**Task description**
The copy must start at the line that contains "Write the Apache ECharts code for this chart." and finish at the line that contains "const pThreshold = 3.58;", reproducing each line exactly. Any picture in that span is omitted.

** Begin Material shown **

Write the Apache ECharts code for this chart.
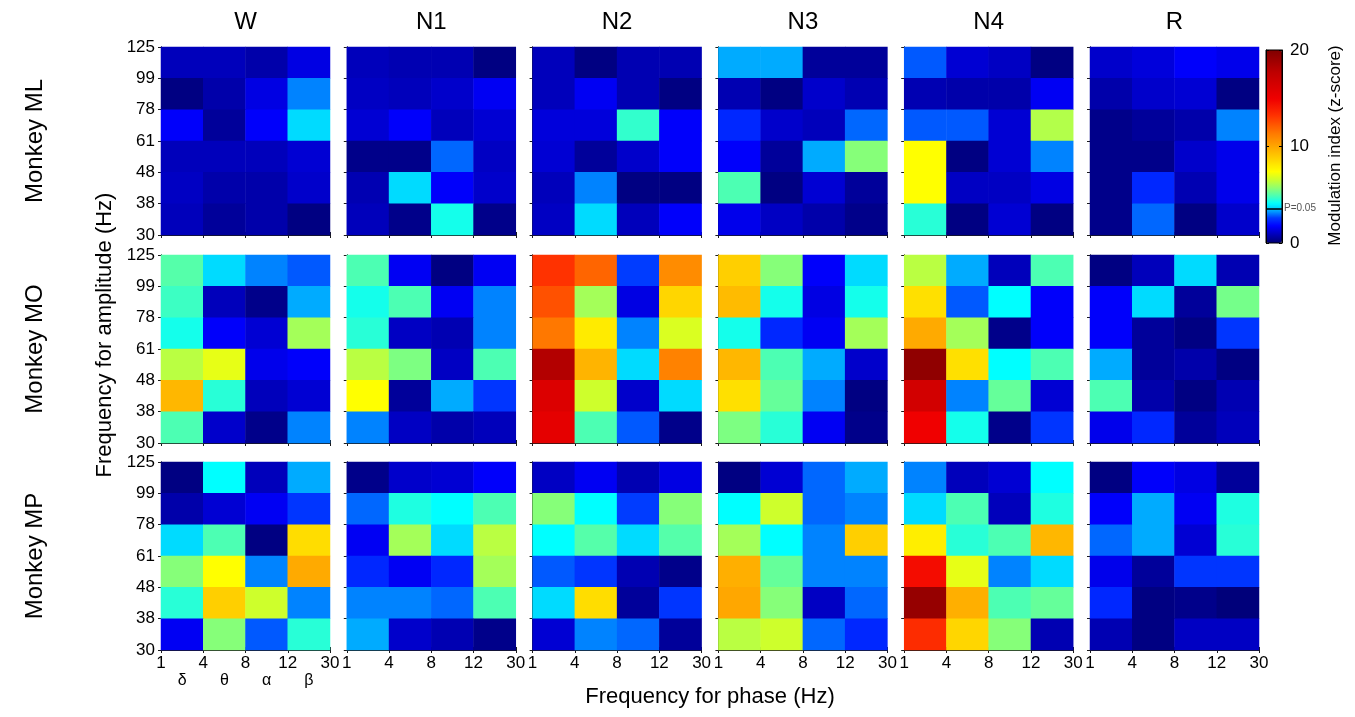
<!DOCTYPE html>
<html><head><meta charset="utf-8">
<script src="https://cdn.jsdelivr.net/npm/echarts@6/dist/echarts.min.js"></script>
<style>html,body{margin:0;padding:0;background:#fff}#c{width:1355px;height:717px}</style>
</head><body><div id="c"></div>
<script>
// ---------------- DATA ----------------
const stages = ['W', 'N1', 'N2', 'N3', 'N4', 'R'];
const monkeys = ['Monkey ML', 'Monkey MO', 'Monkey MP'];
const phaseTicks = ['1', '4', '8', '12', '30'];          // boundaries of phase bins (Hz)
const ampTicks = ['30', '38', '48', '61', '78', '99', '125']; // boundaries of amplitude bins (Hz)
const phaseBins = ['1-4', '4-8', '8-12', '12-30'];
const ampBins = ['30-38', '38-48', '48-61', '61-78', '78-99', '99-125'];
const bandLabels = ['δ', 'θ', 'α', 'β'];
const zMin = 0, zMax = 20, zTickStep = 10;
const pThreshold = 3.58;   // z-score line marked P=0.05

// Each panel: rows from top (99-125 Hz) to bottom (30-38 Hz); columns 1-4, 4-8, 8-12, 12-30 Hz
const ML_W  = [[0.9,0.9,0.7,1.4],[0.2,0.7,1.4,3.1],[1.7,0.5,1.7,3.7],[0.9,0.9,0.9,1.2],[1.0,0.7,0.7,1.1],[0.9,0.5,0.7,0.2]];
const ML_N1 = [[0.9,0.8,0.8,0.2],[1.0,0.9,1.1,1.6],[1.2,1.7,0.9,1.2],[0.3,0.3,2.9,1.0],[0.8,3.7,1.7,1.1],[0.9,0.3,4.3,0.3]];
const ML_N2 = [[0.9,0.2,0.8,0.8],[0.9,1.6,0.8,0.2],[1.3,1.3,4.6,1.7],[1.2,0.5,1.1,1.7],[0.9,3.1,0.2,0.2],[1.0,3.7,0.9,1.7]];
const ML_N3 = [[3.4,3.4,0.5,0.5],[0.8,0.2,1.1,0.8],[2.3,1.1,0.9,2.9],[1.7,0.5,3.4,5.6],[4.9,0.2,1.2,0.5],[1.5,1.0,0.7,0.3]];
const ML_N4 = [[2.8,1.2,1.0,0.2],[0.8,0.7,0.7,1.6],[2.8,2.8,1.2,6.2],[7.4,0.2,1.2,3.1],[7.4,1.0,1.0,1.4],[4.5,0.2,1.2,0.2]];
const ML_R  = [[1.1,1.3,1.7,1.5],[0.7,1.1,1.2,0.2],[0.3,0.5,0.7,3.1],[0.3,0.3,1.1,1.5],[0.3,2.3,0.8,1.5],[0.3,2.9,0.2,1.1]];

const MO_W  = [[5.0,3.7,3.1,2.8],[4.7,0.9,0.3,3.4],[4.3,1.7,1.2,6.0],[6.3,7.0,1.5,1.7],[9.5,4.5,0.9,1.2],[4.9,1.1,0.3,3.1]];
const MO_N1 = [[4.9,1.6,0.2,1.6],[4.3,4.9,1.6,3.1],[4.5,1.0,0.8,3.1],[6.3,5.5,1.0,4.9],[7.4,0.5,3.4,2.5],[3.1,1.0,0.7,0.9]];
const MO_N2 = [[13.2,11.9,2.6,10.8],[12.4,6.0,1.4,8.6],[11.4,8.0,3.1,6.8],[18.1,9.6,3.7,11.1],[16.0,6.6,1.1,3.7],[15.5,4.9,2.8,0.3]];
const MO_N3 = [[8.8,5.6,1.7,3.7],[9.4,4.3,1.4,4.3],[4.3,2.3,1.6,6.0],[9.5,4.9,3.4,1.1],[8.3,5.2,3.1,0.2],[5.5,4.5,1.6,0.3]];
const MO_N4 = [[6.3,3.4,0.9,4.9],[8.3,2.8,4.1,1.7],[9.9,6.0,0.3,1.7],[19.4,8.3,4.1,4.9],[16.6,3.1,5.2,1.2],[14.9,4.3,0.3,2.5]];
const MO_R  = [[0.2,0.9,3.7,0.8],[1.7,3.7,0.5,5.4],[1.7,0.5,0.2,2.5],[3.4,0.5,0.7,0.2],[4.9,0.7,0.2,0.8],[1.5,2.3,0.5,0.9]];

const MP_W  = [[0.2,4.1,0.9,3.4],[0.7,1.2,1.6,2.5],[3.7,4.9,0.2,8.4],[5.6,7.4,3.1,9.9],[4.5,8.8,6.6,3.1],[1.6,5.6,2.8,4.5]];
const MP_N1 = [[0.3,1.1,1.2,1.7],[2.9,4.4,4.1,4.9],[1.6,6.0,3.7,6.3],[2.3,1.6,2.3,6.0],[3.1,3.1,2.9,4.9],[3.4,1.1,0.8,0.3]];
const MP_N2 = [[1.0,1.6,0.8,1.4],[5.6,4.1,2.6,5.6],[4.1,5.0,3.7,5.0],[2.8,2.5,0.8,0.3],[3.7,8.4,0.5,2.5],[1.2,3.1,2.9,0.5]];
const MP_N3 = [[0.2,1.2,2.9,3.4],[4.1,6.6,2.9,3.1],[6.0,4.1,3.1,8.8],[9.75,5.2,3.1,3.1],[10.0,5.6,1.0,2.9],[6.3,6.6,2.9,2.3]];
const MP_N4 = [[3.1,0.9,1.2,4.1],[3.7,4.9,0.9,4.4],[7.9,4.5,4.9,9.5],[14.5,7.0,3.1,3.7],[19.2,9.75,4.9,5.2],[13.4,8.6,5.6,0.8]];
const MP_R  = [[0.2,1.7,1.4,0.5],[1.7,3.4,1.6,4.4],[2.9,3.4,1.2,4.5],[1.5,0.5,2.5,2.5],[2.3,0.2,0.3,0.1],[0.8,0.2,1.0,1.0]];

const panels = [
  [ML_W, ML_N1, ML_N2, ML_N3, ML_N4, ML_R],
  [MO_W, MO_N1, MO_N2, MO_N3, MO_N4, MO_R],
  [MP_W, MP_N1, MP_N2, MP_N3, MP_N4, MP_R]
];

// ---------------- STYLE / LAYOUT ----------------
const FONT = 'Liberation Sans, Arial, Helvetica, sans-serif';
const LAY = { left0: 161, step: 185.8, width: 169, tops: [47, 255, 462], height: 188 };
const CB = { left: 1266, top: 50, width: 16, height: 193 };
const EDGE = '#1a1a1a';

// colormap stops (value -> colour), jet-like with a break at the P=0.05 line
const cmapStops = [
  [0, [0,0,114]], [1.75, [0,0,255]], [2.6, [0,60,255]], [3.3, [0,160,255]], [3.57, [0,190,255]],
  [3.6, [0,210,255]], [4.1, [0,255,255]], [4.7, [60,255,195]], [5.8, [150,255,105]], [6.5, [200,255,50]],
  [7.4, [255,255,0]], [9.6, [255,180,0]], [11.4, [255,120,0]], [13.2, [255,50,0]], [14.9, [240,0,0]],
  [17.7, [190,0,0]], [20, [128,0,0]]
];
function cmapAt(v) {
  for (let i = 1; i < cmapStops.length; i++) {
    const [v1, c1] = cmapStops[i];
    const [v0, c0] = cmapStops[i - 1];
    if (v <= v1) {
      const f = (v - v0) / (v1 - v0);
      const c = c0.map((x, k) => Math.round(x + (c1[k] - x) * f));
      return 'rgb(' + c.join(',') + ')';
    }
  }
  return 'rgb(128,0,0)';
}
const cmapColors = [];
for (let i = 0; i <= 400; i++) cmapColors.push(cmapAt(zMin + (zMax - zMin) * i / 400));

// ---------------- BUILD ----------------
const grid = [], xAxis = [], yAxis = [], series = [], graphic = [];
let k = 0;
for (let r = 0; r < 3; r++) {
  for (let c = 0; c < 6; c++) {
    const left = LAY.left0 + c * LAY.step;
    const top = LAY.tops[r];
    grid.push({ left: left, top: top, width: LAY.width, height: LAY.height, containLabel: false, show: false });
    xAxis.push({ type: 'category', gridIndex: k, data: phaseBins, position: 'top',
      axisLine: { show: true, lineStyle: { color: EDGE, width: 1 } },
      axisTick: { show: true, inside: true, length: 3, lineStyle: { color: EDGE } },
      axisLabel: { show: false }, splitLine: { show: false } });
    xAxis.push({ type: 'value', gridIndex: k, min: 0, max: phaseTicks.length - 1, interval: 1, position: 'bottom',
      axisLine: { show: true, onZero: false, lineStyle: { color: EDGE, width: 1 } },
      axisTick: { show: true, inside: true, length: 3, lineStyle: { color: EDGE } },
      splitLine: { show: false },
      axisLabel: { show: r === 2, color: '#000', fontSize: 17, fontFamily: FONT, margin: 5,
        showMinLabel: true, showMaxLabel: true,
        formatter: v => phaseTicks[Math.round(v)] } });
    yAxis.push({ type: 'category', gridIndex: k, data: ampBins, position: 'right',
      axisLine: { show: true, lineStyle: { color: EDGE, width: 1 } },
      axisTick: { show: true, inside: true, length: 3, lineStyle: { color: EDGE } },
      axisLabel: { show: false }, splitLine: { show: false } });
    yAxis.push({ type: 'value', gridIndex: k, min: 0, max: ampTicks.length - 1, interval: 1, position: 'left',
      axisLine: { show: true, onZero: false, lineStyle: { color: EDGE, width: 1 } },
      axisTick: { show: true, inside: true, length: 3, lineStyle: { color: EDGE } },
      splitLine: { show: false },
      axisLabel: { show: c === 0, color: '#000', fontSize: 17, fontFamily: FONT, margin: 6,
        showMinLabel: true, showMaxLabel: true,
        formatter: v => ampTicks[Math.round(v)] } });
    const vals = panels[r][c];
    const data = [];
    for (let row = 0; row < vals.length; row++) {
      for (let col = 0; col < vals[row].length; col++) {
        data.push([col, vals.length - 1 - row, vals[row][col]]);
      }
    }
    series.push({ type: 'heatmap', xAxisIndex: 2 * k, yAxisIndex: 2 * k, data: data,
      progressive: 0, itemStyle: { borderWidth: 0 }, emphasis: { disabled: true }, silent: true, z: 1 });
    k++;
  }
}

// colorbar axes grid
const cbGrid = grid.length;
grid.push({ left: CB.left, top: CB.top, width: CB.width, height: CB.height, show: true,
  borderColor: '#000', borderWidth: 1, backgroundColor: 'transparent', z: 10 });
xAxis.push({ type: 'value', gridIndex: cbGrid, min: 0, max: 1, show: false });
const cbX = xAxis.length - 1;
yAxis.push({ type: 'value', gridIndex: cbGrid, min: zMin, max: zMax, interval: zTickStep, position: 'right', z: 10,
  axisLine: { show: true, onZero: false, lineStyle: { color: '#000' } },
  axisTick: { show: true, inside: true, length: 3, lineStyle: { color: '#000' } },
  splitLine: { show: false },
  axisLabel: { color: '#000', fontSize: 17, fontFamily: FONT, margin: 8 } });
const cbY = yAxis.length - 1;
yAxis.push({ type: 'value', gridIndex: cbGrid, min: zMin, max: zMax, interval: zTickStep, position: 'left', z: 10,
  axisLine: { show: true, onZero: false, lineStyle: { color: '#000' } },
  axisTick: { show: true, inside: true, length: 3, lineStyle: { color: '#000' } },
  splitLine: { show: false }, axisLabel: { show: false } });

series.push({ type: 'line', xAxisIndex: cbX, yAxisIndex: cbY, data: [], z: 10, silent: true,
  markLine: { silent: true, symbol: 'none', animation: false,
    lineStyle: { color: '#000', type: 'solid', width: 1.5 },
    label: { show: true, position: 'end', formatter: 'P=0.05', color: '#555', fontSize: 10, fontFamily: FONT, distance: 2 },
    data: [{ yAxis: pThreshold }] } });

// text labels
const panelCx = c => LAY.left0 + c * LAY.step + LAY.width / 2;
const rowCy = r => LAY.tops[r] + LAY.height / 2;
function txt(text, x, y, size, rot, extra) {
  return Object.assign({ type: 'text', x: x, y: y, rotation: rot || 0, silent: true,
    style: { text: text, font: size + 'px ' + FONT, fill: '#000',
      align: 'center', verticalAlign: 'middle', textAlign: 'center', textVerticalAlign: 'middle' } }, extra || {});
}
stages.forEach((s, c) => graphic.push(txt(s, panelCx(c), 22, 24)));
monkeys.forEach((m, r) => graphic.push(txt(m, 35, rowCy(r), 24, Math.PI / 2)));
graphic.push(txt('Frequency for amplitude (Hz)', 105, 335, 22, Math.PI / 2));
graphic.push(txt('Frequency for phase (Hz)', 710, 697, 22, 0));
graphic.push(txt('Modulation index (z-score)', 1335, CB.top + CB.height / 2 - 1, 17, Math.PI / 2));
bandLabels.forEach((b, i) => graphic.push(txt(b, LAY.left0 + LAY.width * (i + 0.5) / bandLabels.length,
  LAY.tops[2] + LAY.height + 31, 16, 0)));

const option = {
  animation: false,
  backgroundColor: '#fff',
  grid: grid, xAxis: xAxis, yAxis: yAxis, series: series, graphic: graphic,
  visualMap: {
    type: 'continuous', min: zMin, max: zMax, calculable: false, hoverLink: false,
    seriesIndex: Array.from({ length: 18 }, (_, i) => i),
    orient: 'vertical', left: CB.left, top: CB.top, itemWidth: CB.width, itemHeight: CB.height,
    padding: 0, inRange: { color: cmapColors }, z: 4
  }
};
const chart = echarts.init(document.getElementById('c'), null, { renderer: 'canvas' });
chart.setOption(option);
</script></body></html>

** End Material shown **
** Begin Material shown **

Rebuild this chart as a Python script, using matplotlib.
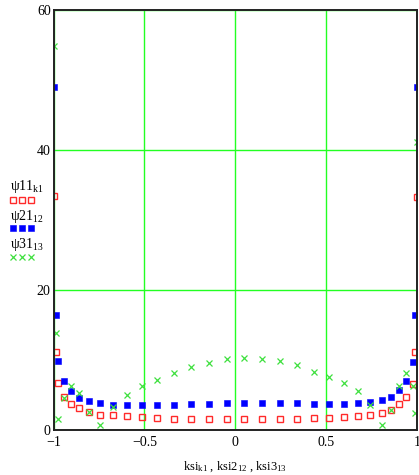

** End Material shown **

**Output for this task**
Write the Apache ECharts code for this chart.
<!DOCTYPE html>
<html><head><meta charset="utf-8">
<script src="https://cdn.jsdelivr.net/npm/echarts@6/dist/echarts.min.js"></script>
<style>html,body{margin:0;padding:0;background:#fff}#c{width:1355px;height:717px}</style>
</head><body><div id="c"></div>
<script>
// ---------------- DATA ----------------
const stages = ['W', 'N1', 'N2', 'N3', 'N4', 'R'];
const monkeys = ['Monkey ML', 'Monkey MO', 'Monkey MP'];
const phaseTicks = ['1', '4', '8', '12', '30'];          // boundaries of phase bins (Hz)
const ampTicks = ['30', '38', '48', '61', '78', '99', '125']; // boundaries of amplitude bins (Hz)
const phaseBins = ['1-4', '4-8', '8-12', '12-30'];
const ampBins = ['30-38', '38-48', '48-61', '61-78', '78-99', '99-125'];
const bandLabels = ['δ', 'θ', 'α', 'β'];
const zMin = 0, zMax = 20, zTickStep = 10;
const pThreshold = 3.58;   // z-score line marked P=0.05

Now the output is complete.